I’m currently enjoying the boxed DVD set of Ace of Wands, a 70s TV series about a telepathic magician called Tarot who, with his loyal assistants, solves intriguing mysteries.  When I was a kid I absolutely loved this.  I was in love with Tarot.  I was always a sucker for a hero with superpowers.  As soon as I pressed Play and heard the theme music from the series I became an idealistic dreamer again.  Maybe this is sentimental nostalgia rather than any logical thought, but I remember the 70s as a more innocent, naïve age somehow.  I miss it. 

I recently re-acquainted myself with another children’s TV series of the70s, The Tomorrow People.  About a group of telepaths from the future who solve mysteries and save the world.  Sounds familiar.....

In both dramas, the heroes and heroines are pacifists.  The acting might be a bit wooden and the sets wobbly but what they have in common is their positive outlook and the fact that good always triumphs over evil.   
Watching programmes like this triggers off a whole chain of emotions.  Pleasure, wistfulness, joy.  For a short magical while, I am transported back to a time before mortgages and emotional responsibility, before life got complicated and grown up.  I think it’s good for our souls to revisit this part of ourselves.
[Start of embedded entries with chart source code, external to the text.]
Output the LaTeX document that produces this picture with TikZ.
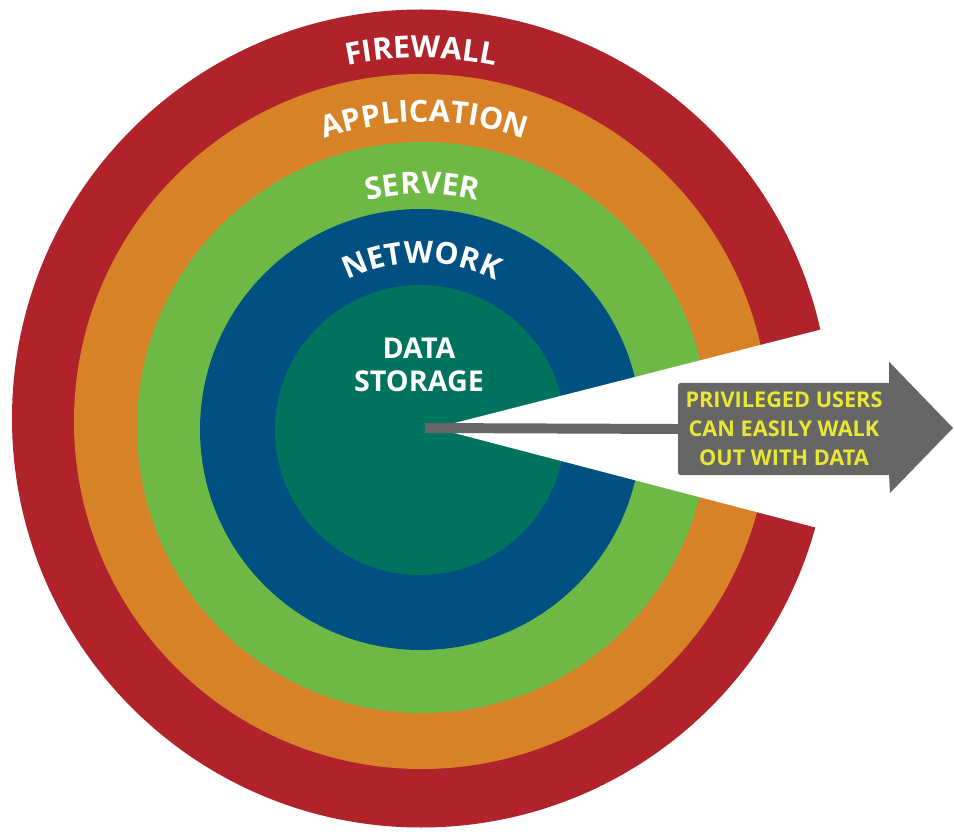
\documentclass[tikz,border=0pt]{standalone}
\usepackage{fontspec}
\setmainfont{Open Sans}
\usetikzlibrary{decorations.text}
\definecolor{fwred}   {RGB}{176, 35, 42}
\definecolor{apporange}{RGB}{216,130, 40}
\definecolor{srvgreen}{RGB}{110,185, 70}
\definecolor{netblue} {RGB}{  0, 80,130}
\definecolor{datateal}{RGB}{  0,115, 95}
\definecolor{arrowgray}{RGB}{102,102,102}
\definecolor{msgyellow}{RGB}{232,232, 52}
\newcommand{\rng}{\bfseries\fontsize{26}{30}\selectfont}
\newcommand{\msgf}{\bfseries\fontsize{18.5}{24.6}\selectfont}

\begin{document}
\begin{tikzpicture}[x=0.03cm, y=0.03cm,
   ringlabel/.style={decorate,
     decoration={text along path, text align=center, text color=white}},
   msgbox/.style={fill=arrowgray, rounded corners=1.5pt, inner sep=0pt,
     minimum width=6.36cm, minimum height=2.76cm, align=center,
     text=msgyellow, font=\msgf}]
   \useasboundingbox (0,0) rectangle (954,833);
 %
   \fill[fwred    ] (421.0,414.5) circle(409.0);
   \fill[apporange] (421.5,411.5) circle(347.5);
   \fill[srvgreen ] (422.5,405.5) circle(285.5);
   \fill[netblue  ] (420.5,403.5) circle(220.5);
   \fill[datateal ] (420.0,403.0) circle(145.0);
 %
   \fill[white] (435,405) -- (874,517) -- (875,290) -- cycle;
 %
   \path[ringlabel, decoration={text={|\rng|FIREWALL}}]
     (421.0,414.5) ++(150:360.5) arc[start angle=150, end angle=30, radius=360.5];
   \path[ringlabel, decoration={text={|\rng|APPLICATION}}]
     (424.5,411.5) ++(150:299.5) arc[start angle=150, end angle=30, radius=299.5];
   \path[ringlabel, decoration={text={|\rng|SERVER}}]
     (422.5,405.5) ++(150:233.5) arc[start angle=150, end angle=30, radius=233.5];
   \path[ringlabel, decoration={text={|\rng|NETWORK}}]
     (421.5,403.5) ++(150:166.5) arc[start angle=150, end angle=30, radius=166.5];
 %
   \node[align=center, text=white, font=\bfseries\fontsize{24.5}{28}\selectfont]
     (store) at (419,468) {DATA\\STORAGE};
 %
   \coordinate (core) at (425,405);
   \node[msgbox] (msg) at (784,404) {PRIVILEGED USERS\\CAN EASILY WALK\\OUT WITH DATA};
   \draw[arrowgray, line width=8.5pt] (core) -- (msg.west);
   \fill[arrowgray] ([xshift=-1pt]msg.north east) -- ++(0,21) -- (953,405)
     -- ++(-63,-65) -- ([xshift=-1pt]msg.south east) -- cycle;
\end{tikzpicture}
\end{document}
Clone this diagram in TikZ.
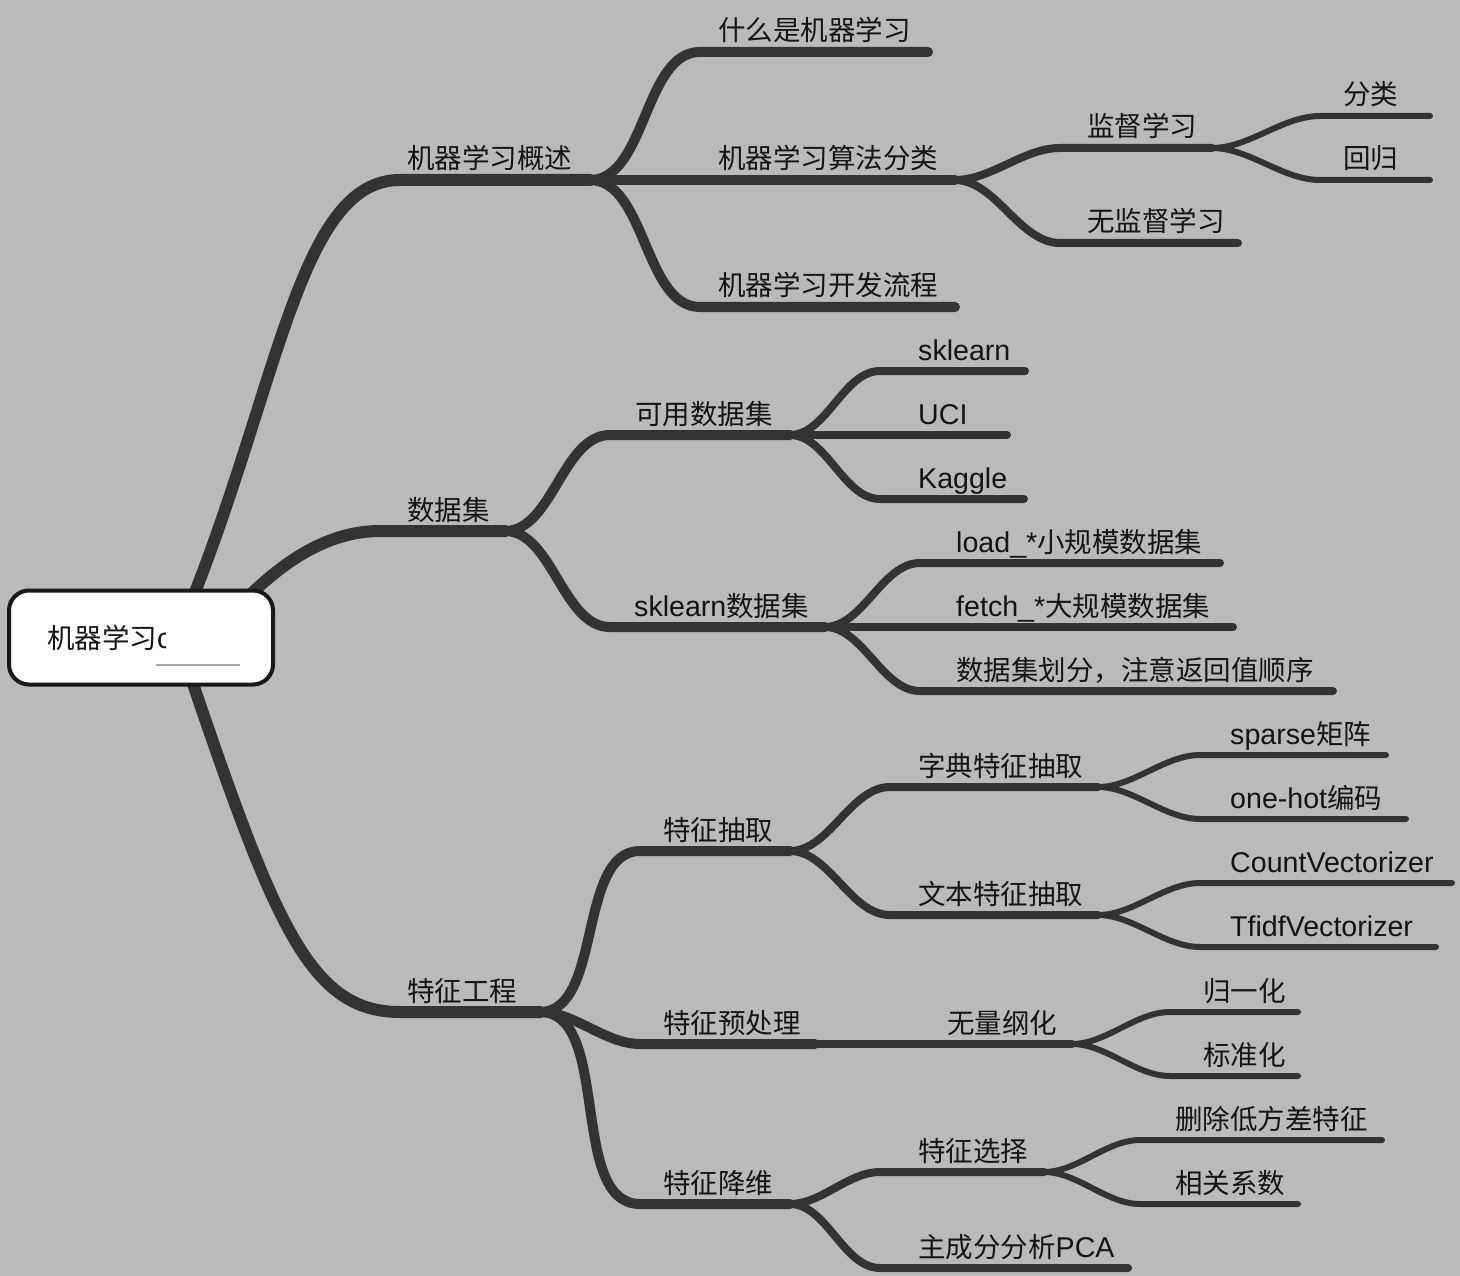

As a pony-mad youngster, my favourite programmes included The Adventures of Black Beauty and The White Horses.  Both featured a girl who loved horses and her adventures, whether in Victorian England or 60s Yugoslavia.  I longed to be that girl with a horse.  It was my ambition, a dream that kept me warm for a long while.   The sense of longing this ignited was part of growing up.  I never became that girl but it doesn’t matter.  That craving inspired and fuelled my writing and is still there when I write my pony books 40 years later. 
Happy endings are reassuring.  That’s what the children’s dramas I enjoyed had in common.  Maybe that’s why I feel good when I revisit them, tinged with a whisper of sadness for something lost.
These days, the only kid’s series that makes me smile is Shaun the Sheep.  Fun, funny, lovable, simple and with a positive message.  Always a happy ending.  It’s what we all hope for.